Andy Pimental

Personal information
- Nationality: American

Sailing career
- Sport: Sailing
- Class(es): Sunfish, Laser, Snipe

= Andy Pimental =

Andrew Pimental is a world champion American sailor and boat builder, and the owner of Jibetech.,

He became Sunfish world champion in 1984 at Kingston, Ontario, and was second in 1986 at the Barrington Yacht Club.

Andy Pimental also won the United States Snipe National Championship in 2003 with Kathleen Tocke, and was second in 1992 and in 1993 with Carol Cronin.

In the masters category, Pimental won the Laser Masters North American Championships in 2003.

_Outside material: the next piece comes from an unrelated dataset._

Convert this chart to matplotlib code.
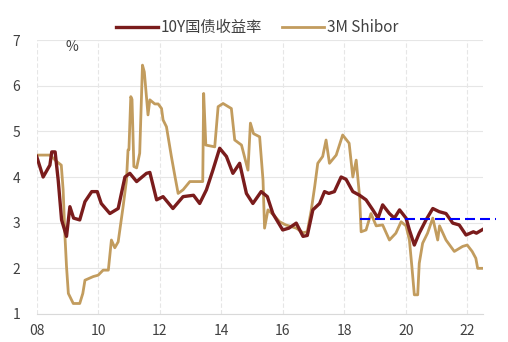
import numpy as np
import matplotlib.pyplot as plt

plt.rcParams['font.family'] = ['Noto Sans CJK SC', 'DejaVu Sans']

# 10Y国债收益率 (年份, %)
bond_x = [2008.0, 2008.21, 2008.43, 2008.49, 2008.6, 2008.7, 2008.81, 2008.97, 2009.08, 2009.2,
          2009.4, 2009.57, 2009.79, 2009.97, 2010.1, 2010.38, 2010.65, 2010.87, 2011.03, 2011.25,
          2011.57, 2011.68, 2011.9, 2012.11, 2012.43, 2012.76, 2013.1, 2013.3, 2013.52, 2013.73,
          2013.95, 2014.17, 2014.38, 2014.6, 2014.82, 2015.03, 2015.3, 2015.5, 2015.68, 2016.0,
          2016.2, 2016.44, 2016.66, 2016.8, 2016.98, 2017.2, 2017.36, 2017.5, 2017.68, 2017.9,
          2018.06, 2018.28, 2018.5, 2018.71, 2018.93, 2019.1, 2019.25, 2019.47, 2019.63, 2019.8,
          2020.01, 2020.12, 2020.28, 2020.44, 2020.66, 2020.88, 2021.09, 2021.31, 2021.53, 2021.74,
          2021.96, 2022.2, 2022.3, 2022.5]
bond_y = [4.45, 4.0, 4.26, 4.55, 4.55, 3.93, 3.06, 2.7, 3.35, 3.1,
          3.06, 3.46, 3.68, 3.68, 3.42, 3.2, 3.31, 4.0, 4.08, 3.9,
          4.08, 4.1, 3.5, 3.57, 3.31, 3.57, 3.6, 3.42, 3.72, 4.15,
          4.63, 4.45, 4.08, 4.3, 3.64, 3.42, 3.68, 3.57, 3.2, 2.84,
          2.88, 2.99, 2.7, 2.72, 3.28, 3.42, 3.68, 3.64, 3.68, 4.0,
          3.95, 3.68, 3.6, 3.5, 3.28, 3.1, 3.39, 3.2, 3.1, 3.28,
          3.1, 2.84, 2.51, 2.77, 3.06, 3.31, 3.24, 3.2, 2.99, 2.95,
          2.73, 2.8, 2.77, 2.85]

# 3M Shibor
shibor_x = [2008.0, 2008.43, 2008.65, 2008.8, 2008.86, 2008.92, 2008.97, 2009.03, 2009.19, 2009.4,
            2009.5, 2009.57, 2009.84, 2010.0, 2010.16, 2010.33, 2010.43, 2010.54, 2010.65, 2010.81,
            2010.92, 2010.97, 2011.0, 2011.06, 2011.1, 2011.16, 2011.25, 2011.35, 2011.44, 2011.5,
            2011.62, 2011.68, 2011.84, 2011.95, 2012.06, 2012.11, 2012.22, 2012.38, 2012.5, 2012.6,
            2012.76, 2012.98, 2013.4, 2013.43, 2013.5, 2013.79, 2013.9, 2014.06, 2014.33, 2014.44,
            2014.66, 2014.87, 2014.95, 2015.05, 2015.25, 2015.36, 2015.41, 2015.52, 2015.7, 2015.9,
            2016.1, 2016.44, 2016.66, 2016.8, 2016.93, 2017.04, 2017.14, 2017.3, 2017.41, 2017.52,
            2017.74, 2017.95, 2018.16, 2018.28, 2018.39, 2018.5, 2018.55, 2018.71, 2018.87, 2019.04,
            2019.25, 2019.47, 2019.68, 2019.85, 2020.01, 2020.12, 2020.2, 2020.28, 2020.39, 2020.44,
            2020.55, 2020.71, 2020.88, 2021.04, 2021.1, 2021.31, 2021.58, 2021.85, 2022.0, 2022.16,
            2022.28, 2022.34, 2022.5]
shibor_y = [4.48, 4.48, 4.34, 4.26, 3.72, 2.7, 2.04, 1.45, 1.23, 1.23,
            1.45, 1.74, 1.82, 1.85, 1.96, 1.96, 2.62, 2.45, 2.58, 3.35,
            3.93, 4.59, 4.6, 5.76, 5.7, 4.23, 4.2, 4.52, 6.45, 6.3,
            5.36, 5.69, 5.6, 5.6, 5.5, 5.25, 5.1, 4.45, 4.0, 3.64,
            3.72, 3.9, 3.9, 5.83, 4.7, 4.66, 5.54, 5.61, 5.5, 4.81,
            4.7, 4.15, 5.18, 4.95, 4.88, 3.93, 2.88, 3.28, 3.17, 3.02,
            2.95, 2.88, 2.78, 2.8, 3.28, 3.79, 4.3, 4.45, 4.81, 4.3,
            4.48, 4.92, 4.74, 4.0, 4.37, 3.57, 2.8, 2.84, 3.2, 2.93,
            2.95, 2.62, 2.77, 3.02, 2.93, 2.62, 2.04, 1.42, 1.42, 2.11,
            2.55, 2.77, 3.1, 2.62, 2.93, 2.62, 2.37, 2.48, 2.51, 2.37,
            2.22, 2.0, 2.0]

ref_x = [2018.5, 2022.93]
ref_y = [3.07, 3.07]

xticks = [2008, 2010, 2012, 2014, 2016, 2018, 2020, 2022]
xticklabels = ['08', '10', '12', '14', '16', '18', '20', '22']

fig = plt.figure(figsize=(5.08, 3.42), dpi=100)
ax = fig.add_axes([0.0722, 0.0819, 0.8778, 0.8011])

ax.plot(bond_x, bond_y, color='#7A1C1C', lw=2.4, label='10Y国债收益率', zorder=3)
ax.plot(shibor_x, shibor_y, color='#C29C5E', lw=2.0, label='3M Shibor', zorder=2)
ax.plot(ref_x, ref_y, color='#0000FF', lw=1.5, ls=(0, (4.8, 2.4)), clip_on=False, zorder=4)

ax.set_xlim(2008, 2022.5)
ax.set_ylim(1, 7)
ax.set_xticks(xticks)
ax.set_xticklabels(xticklabels)
ax.set_yticks(range(1, 8))

ax.grid(axis='y', color='#E6E6E6', lw=0.8)
ax.grid(axis='x', color='#E6E6E6', lw=0.8, ls=(0, (4, 2)))
ax.set_axisbelow(True)
for s in ['top', 'right', 'left']:
    ax.spines[s].set_visible(False)
ax.spines['bottom'].set_color('#D9D9D9')
ax.tick_params(length=0, labelsize=10, colors='#404040')
ax.tick_params(axis='x', pad=7)
ax.tick_params(axis='y', pad=12)

ax.text(2009.15, 6.85, '%', fontsize=10, color='#404040', ha='center', va='center')

ax.legend(loc='center', bbox_to_anchor=(0.495, 1.045), ncol=2, frameon=False,
          fontsize=11, handlelength=2.75, columnspacing=1.3, labelcolor='#404040',
          handletextpad=0.2)

fig.savefig('out.png', dpi=100)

He was one of the six men considered for the 2003 Rolex Yachtsman of the Year together with final winner Snipe World Champion Augie Diaz; Pan Am Games Gold Medallist Tim Healy (Newport, R.I.); ISAF Match Racing World Champion Andy Horton (Shelburne, Vt.); J/80 World and Lightning World Champion Jay Lutz (Houston, Texas); Around Alone Race winner in class two, Brad Van Liew (Mt. Pleasant, S.C.), and Etchells 22 World Champion Ken Read (Newport, R.I.), who had previously won this award in 1985 and 1994.